+++ AVAILABLE DATA
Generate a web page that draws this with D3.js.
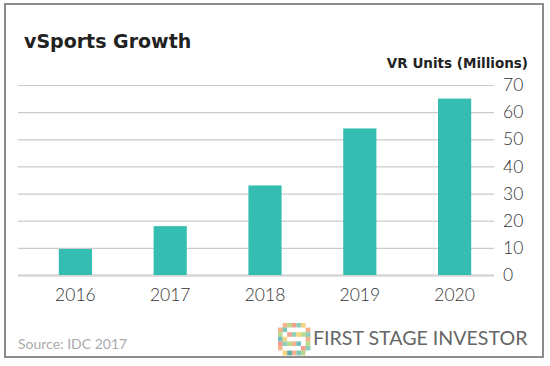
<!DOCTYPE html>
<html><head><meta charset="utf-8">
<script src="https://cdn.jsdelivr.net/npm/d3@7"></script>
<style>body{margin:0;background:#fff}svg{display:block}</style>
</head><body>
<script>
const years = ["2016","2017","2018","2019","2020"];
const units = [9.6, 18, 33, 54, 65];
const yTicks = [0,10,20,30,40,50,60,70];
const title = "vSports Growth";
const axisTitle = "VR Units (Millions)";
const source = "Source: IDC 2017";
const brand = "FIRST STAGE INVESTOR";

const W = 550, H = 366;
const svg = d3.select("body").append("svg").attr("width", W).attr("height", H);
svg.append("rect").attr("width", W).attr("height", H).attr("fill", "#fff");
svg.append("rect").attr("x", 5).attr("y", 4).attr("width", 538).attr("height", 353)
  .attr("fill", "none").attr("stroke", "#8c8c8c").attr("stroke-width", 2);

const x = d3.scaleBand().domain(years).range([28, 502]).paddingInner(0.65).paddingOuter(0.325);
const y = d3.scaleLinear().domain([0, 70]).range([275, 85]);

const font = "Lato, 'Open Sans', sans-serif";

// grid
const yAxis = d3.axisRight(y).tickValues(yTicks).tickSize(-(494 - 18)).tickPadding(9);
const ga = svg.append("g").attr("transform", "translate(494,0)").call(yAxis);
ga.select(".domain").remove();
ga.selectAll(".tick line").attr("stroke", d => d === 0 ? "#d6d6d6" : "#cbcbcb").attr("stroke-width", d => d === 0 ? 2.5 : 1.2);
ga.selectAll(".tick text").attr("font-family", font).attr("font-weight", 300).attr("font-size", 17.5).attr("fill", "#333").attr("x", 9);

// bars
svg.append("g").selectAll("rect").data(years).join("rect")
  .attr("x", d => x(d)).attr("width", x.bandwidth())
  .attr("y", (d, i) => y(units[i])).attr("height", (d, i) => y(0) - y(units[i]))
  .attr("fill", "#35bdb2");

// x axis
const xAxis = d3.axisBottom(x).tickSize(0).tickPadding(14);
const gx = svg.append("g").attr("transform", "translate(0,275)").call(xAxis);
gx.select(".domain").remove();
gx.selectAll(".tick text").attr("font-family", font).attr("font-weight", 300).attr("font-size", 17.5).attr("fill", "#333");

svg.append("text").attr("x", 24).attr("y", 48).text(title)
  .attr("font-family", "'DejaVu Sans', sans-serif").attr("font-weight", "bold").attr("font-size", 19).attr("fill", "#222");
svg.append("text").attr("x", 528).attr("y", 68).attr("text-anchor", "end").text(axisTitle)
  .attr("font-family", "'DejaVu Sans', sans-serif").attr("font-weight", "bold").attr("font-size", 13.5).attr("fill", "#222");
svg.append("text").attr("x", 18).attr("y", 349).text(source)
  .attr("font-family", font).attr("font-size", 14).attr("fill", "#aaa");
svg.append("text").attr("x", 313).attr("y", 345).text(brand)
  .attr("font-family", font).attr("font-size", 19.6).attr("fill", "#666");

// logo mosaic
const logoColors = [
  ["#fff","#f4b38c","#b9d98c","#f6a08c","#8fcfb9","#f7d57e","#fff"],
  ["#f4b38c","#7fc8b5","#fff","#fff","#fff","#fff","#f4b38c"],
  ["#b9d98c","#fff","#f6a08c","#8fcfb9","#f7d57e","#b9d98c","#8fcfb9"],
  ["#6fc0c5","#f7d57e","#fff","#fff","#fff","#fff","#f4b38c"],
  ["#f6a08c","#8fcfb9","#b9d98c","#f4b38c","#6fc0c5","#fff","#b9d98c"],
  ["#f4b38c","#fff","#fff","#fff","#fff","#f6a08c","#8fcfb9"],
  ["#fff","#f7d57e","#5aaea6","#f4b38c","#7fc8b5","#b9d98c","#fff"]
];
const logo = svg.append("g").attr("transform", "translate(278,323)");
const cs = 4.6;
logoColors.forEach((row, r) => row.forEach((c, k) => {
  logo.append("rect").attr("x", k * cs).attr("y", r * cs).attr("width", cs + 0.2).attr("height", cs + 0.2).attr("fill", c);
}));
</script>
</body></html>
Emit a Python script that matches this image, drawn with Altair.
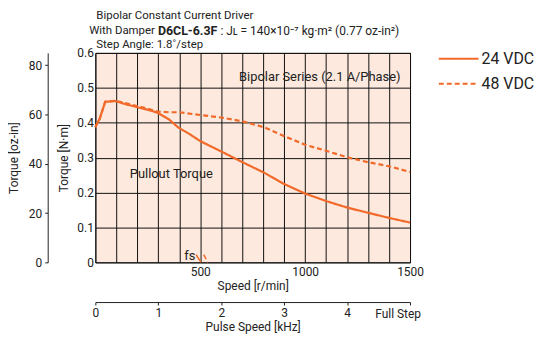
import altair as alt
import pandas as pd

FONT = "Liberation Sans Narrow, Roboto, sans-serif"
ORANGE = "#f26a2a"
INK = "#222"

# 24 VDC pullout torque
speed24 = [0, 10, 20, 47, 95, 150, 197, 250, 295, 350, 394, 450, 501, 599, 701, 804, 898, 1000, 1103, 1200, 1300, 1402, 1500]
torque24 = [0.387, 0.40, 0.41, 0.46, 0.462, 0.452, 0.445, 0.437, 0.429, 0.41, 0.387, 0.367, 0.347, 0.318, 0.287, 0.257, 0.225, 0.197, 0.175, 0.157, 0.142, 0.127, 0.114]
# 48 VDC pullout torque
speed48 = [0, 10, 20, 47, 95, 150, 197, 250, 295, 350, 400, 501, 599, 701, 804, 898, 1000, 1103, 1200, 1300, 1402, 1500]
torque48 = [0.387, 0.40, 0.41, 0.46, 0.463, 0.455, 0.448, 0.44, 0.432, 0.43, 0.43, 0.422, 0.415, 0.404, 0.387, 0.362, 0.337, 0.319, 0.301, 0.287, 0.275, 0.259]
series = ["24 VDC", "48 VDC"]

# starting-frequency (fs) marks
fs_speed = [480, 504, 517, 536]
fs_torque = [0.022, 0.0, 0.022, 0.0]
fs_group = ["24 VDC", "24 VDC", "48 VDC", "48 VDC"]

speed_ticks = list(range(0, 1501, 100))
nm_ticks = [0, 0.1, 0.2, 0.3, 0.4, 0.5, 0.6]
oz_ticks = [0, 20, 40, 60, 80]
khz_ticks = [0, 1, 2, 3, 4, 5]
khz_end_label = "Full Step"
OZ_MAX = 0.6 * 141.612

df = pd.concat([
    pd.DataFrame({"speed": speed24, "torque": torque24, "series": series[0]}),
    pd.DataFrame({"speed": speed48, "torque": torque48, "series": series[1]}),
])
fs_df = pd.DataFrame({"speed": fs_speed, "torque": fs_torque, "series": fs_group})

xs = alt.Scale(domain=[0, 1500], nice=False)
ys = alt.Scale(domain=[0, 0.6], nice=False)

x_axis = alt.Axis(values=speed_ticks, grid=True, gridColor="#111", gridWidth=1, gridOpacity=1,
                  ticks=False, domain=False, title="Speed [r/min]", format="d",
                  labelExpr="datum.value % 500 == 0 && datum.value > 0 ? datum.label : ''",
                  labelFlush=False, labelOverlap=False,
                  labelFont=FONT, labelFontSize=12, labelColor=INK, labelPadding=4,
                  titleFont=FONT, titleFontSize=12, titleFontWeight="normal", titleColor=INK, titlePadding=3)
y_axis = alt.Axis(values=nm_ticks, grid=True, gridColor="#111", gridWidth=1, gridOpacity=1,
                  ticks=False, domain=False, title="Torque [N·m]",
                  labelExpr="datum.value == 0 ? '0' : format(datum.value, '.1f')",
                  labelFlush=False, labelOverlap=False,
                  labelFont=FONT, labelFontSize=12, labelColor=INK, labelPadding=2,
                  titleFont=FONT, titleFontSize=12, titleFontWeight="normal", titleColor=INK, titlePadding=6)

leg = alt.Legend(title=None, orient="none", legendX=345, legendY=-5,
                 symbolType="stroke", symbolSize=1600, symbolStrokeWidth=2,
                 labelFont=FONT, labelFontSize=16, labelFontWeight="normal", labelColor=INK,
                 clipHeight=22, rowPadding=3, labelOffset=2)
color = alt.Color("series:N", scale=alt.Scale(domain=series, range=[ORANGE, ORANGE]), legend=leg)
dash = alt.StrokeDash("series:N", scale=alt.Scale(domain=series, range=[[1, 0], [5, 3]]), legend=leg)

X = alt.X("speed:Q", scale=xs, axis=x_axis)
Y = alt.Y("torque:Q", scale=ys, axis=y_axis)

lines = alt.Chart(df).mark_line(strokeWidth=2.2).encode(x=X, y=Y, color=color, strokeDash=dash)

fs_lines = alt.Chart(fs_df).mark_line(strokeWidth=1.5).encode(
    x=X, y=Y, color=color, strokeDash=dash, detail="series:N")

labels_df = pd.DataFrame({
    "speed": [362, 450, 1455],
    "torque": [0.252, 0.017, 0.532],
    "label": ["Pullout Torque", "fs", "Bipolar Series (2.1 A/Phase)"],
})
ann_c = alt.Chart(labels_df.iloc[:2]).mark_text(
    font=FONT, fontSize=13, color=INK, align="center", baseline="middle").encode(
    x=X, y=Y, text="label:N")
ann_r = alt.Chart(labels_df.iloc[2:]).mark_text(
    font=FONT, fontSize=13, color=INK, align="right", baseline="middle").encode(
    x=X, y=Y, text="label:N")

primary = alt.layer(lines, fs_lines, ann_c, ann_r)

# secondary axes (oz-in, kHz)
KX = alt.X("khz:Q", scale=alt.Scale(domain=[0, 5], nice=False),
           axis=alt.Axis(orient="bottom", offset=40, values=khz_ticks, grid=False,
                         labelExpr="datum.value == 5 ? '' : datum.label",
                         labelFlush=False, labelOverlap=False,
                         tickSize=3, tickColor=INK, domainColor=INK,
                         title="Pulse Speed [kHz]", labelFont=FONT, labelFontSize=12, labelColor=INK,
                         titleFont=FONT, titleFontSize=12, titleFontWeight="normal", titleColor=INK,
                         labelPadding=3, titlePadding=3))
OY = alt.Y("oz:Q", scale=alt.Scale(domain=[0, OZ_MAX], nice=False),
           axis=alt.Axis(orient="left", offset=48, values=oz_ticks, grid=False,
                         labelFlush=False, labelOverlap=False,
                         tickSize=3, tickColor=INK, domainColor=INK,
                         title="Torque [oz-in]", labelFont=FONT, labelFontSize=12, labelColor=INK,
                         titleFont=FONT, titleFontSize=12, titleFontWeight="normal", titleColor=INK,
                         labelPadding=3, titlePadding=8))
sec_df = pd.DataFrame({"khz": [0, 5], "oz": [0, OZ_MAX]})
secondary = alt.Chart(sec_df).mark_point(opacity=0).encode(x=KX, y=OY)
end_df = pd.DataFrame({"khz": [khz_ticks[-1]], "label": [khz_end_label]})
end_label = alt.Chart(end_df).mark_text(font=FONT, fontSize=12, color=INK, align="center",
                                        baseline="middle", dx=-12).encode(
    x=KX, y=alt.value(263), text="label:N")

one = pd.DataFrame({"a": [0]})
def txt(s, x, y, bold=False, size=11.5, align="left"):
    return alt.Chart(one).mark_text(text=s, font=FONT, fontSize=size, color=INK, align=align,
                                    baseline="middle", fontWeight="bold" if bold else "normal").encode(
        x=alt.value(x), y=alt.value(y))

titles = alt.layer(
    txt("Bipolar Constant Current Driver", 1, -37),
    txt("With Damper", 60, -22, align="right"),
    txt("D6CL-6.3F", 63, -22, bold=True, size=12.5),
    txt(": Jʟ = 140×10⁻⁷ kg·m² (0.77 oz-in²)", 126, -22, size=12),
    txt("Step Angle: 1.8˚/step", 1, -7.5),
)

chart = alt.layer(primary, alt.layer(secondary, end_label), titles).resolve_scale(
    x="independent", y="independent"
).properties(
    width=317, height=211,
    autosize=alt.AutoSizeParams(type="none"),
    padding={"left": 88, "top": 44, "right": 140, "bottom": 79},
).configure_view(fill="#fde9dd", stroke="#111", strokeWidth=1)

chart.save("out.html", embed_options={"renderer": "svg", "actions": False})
++++++
WHAT NEEDS TO BE DONE
Of the lines above, copy only those from the one holding "Emit a Python" to the one holding "OZ_MAX = 0.6 * 141.612", both included, and exclude every image.

RIGHT ANSWER
Emit a Python script that matches this image, drawn with Altair.
import altair as alt
import pandas as pd

FONT = "Liberation Sans Narrow, Roboto, sans-serif"
ORANGE = "#f26a2a"
INK = "#222"

# 24 VDC pullout torque
speed24 = [0, 10, 20, 47, 95, 150, 197, 250, 295, 350, 394, 450, 501, 599, 701, 804, 898, 1000, 1103, 1200, 1300, 1402, 1500]
torque24 = [0.387, 0.40, 0.41, 0.46, 0.462, 0.452, 0.445, 0.437, 0.429, 0.41, 0.387, 0.367, 0.347, 0.318, 0.287, 0.257, 0.225, 0.197, 0.175, 0.157, 0.142, 0.127, 0.114]
# 48 VDC pullout torque
speed48 = [0, 10, 20, 47, 95, 150, 197, 250, 295, 350, 400, 501, 599, 701, 804, 898, 1000, 1103, 1200, 1300, 1402, 1500]
torque48 = [0.387, 0.40, 0.41, 0.46, 0.463, 0.455, 0.448, 0.44, 0.432, 0.43, 0.43, 0.422, 0.415, 0.404, 0.387, 0.362, 0.337, 0.319, 0.301, 0.287, 0.275, 0.259]
series = ["24 VDC", "48 VDC"]

# starting-frequency (fs) marks
fs_speed = [480, 504, 517, 536]
fs_torque = [0.022, 0.0, 0.022, 0.0]
fs_group = ["24 VDC", "24 VDC", "48 VDC", "48 VDC"]

speed_ticks = list(range(0, 1501, 100))
nm_ticks = [0, 0.1, 0.2, 0.3, 0.4, 0.5, 0.6]
oz_ticks = [0, 20, 40, 60, 80]
khz_ticks = [0, 1, 2, 3, 4, 5]
khz_end_label = "Full Step"
OZ_MAX = 0.6 * 141.612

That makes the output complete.